Randy Cunneyworth - I'm proud to be offered this job. I know I'll have plenty of help from a great staff. It's an honour to be the coach of this team.
- My message will be that players have to get back to doing the things they're capable of. We need to get more out of individual players. It has a lot to do about execution. All players have to be on board as a team instead of trying to do things on their own. In terms of communication, my role is to make players understand more of what's expected from them. We need to get players to reach their potential and these expectations.
- I hope my coaching style is similar to the way I played. It's important our team competes in all areas and that everyone is involved.
- One of our biggest assets is our speed. We're not the biggest team, but we move the puck well. I ask players to play to that.

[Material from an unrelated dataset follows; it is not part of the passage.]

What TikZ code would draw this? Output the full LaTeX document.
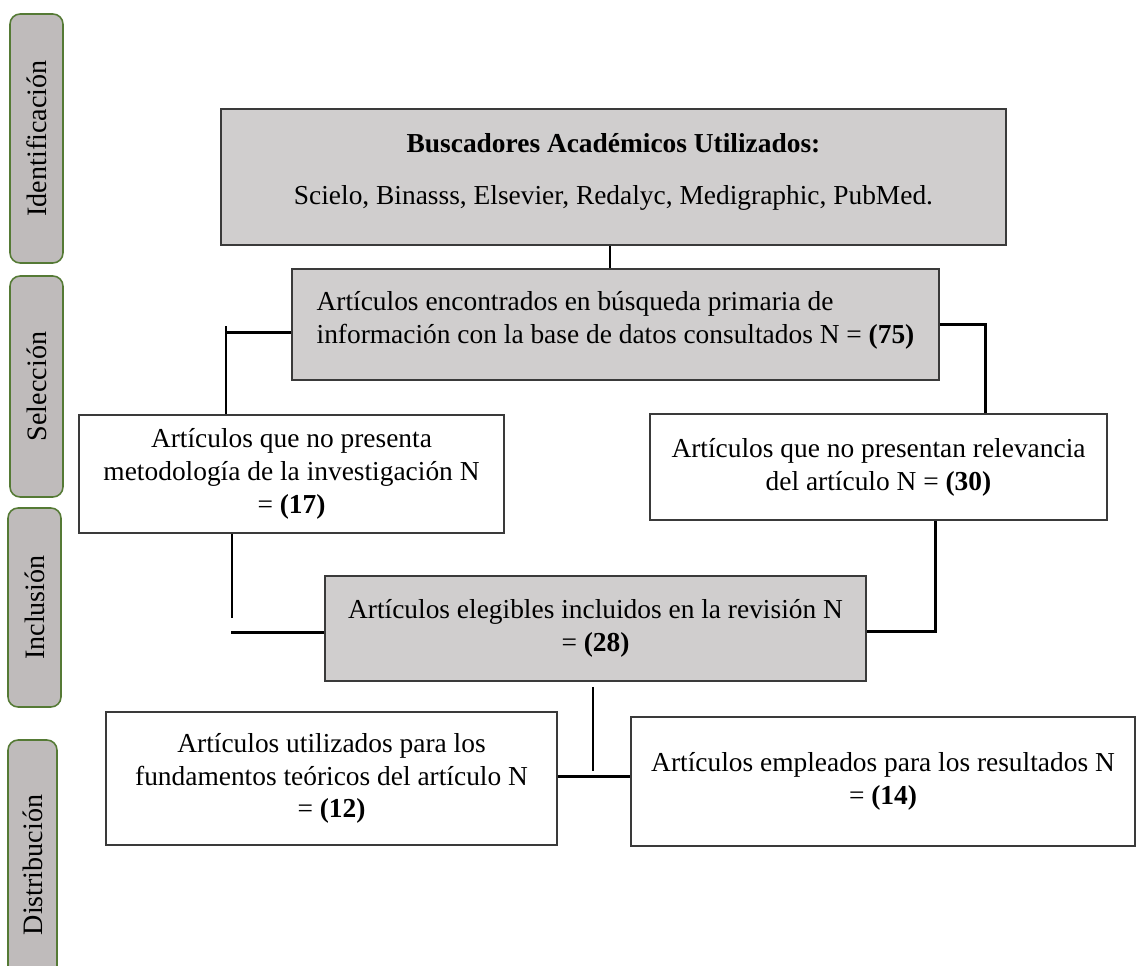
\documentclass[tikz,border=0pt]{standalone}
\usepackage{fontspec}
\setmainfont{Liberation Serif}
\definecolor{boxgray}{HTML}{D0CECE}
\definecolor{bargray}{HTML}{BFBBBB}
\definecolor{bargreen}{HTML}{557A35}
\definecolor{edgegray}{HTML}{3A3A3A}
\tikzset{
  txt/.style={font=\fontsize{15.6pt}{18.7pt}\selectfont},
  phase/.style={font=\fontsize{16pt}{19pt}\selectfont, draw=bargreen, fill=bargray, line width=0.9pt, rounded corners=0.2cm, rotate=90, inner sep=0pt},
  graybox/.style={txt, draw=edgegray, fill=boxgray, line width=1.1pt, inner sep=0pt, align=center},
  whitebox/.style={txt, draw=edgegray, fill=white, line width=1.1pt, inner sep=0pt, align=center},
  conn/.style={line width=1.7pt, black}
}
\begin{document}
\begin{tikzpicture}[x=0.02cm,y=-0.02cm]
\useasboundingbox (0,0) rectangle (1137,965);
% phase bars
\node[phase, minimum width=4.98cm, minimum height=1.06cm] (pid) at (36.5,138.5) {Identificación};
\node[phase, minimum width=4.42cm, minimum height=1.06cm] (psel) at (36.5,386.5) {Selección};
\node[phase, minimum width=3.98cm, minimum height=1.06cm] (pinc) at (34.5,607.5) {Inclusión};
\node[phase, minimum width=5.00cm, minimum height=0.98cm] (pdis) at (32.5,865) {Distribución};
% boxes
\node[graybox, minimum width=15.70cm, minimum height=2.72cm] (top) at (613.5,177)
  {\textbf{Buscadores Académicos Utilizados:}\\[11pt] Scielo, Binasss, Elsevier, Redalyc, Medigraphic, PubMed.\\[-9.7pt]\mbox{}};
\node[graybox, align=left, minimum width=12.94cm, minimum height=2.22cm] (b2) at (615.5,324.5)
  {Artículos encontrados en búsqueda primaria de\\ información con la base de datos consultados N = \textbf{(75)}\\[-11pt]\mbox{}};
\node[whitebox, minimum width=8.50cm, minimum height=2.36cm] (b3) at (291.5,474)
  {Artículos que no presenta\\ metodología de la investigación N\\ = \textbf{(17)}};
\node[whitebox, minimum width=9.14cm, minimum height=2.12cm] (b4) at (878.5,467)
  {Artículos que no presentan relevancia\\ del artículo N = \textbf{(30)}};
\node[graybox, minimum width=10.82cm, minimum height=2.10cm] (b5) at (595.5,628.5)
  {Artículos elegibles incluidos en la revisión N\\ = \textbf{(28)}};
\node[whitebox, minimum width=9.02cm, minimum height=2.66cm] (b6) at (331.5,778.5)
  {Artículos utilizados para los\\ fundamentos teóricos del artículo N\\ = \textbf{(12)}};
\node[whitebox, minimum width=10.08cm, minimum height=2.58cm] (b7) at (883,781.5)
  {Artículos empleados para los resultados N\\ = \textbf{(14)}};
% coordinates
\coordinate (t1) at (610,0);
\coordinate (L0) at (226,326);
\coordinate (L1) at (226,332);
\coordinate (R1) at (985,324);
\coordinate (L2a) at (232,618);
\coordinate (L2) at (231,632);
\coordinate (R2) at (935,631);
\coordinate (J) at (593,776);
% connectors
\draw[conn] (top.south -| t1) -- (b2.north -| t1);
\draw[conn] (b2.west |- L1) -- (L1);
\draw[conn] (L0) -- (L0 |- b3.north);
\draw[conn] (b2.east |- R1) -- (R1) -- (R1 |- b4.north);
\draw[conn] (L2a |- b3.south) -- (L2a);
\draw[conn] (L2) -- (L2 -| b5.west);
\draw[conn] (R2 |- b4.south) -- (R2) -- (R2 -| b5.east);
\draw[conn] ([yshift=-0.1cm]b5.south -| J) -- ([yshift=0.1cm]J);
\draw[conn] (J -| b6.east) -- (J -| b7.west);
\end{tikzpicture}
\end{document}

- Players jobs are to go out and take care of their own responsibilities. But they're also part of a team, and as such, they must be accountable.
- I haven't thought through taking lessons or anything yet, but I will do my best to keep improving my French. I'm Canadian, so I took some in school. Being exposed to conversations in all of our meetings, you can't help but learn some.
So, why was Jacques Martin fired? He's not entirely incompetent at the job, but he was not a good fit for this team. Martin is a veteran's coach, and one with an old school defensive style. It's not the right fit for a young, skilled, puck-moving team like the Canadiens.
I've documented many of his faults this season in a number of articles:
- "But... I Can Change" (December 16)
- "Remember, remember the third of December" (December 2)
- "Are Jacques Martin's Days Numbered?" (December 1)
- "Your Canadiens: Where Do We Go From Here?" (October 23)
- "Trying to Understand Jacques Martin's Lines" (October 5)
But perhaps his biggest foul this season has been the way he has handled the press at times. No coach in the league has been quicker to jump to blame his players for losses, calling them out by name on a regular basis. And yet it was always the team's rookies and youngest players who were singled out, as opposed to the struggling veterans being paid to lead this team but failing to do so.
Habs fans can only hope that some players were waiting on a move like this. That a change in coach will spark the team more than, say, Kirk Muller has in Carolina. Time will tell. But either way, if you ask me, this is a good day for the future of the club.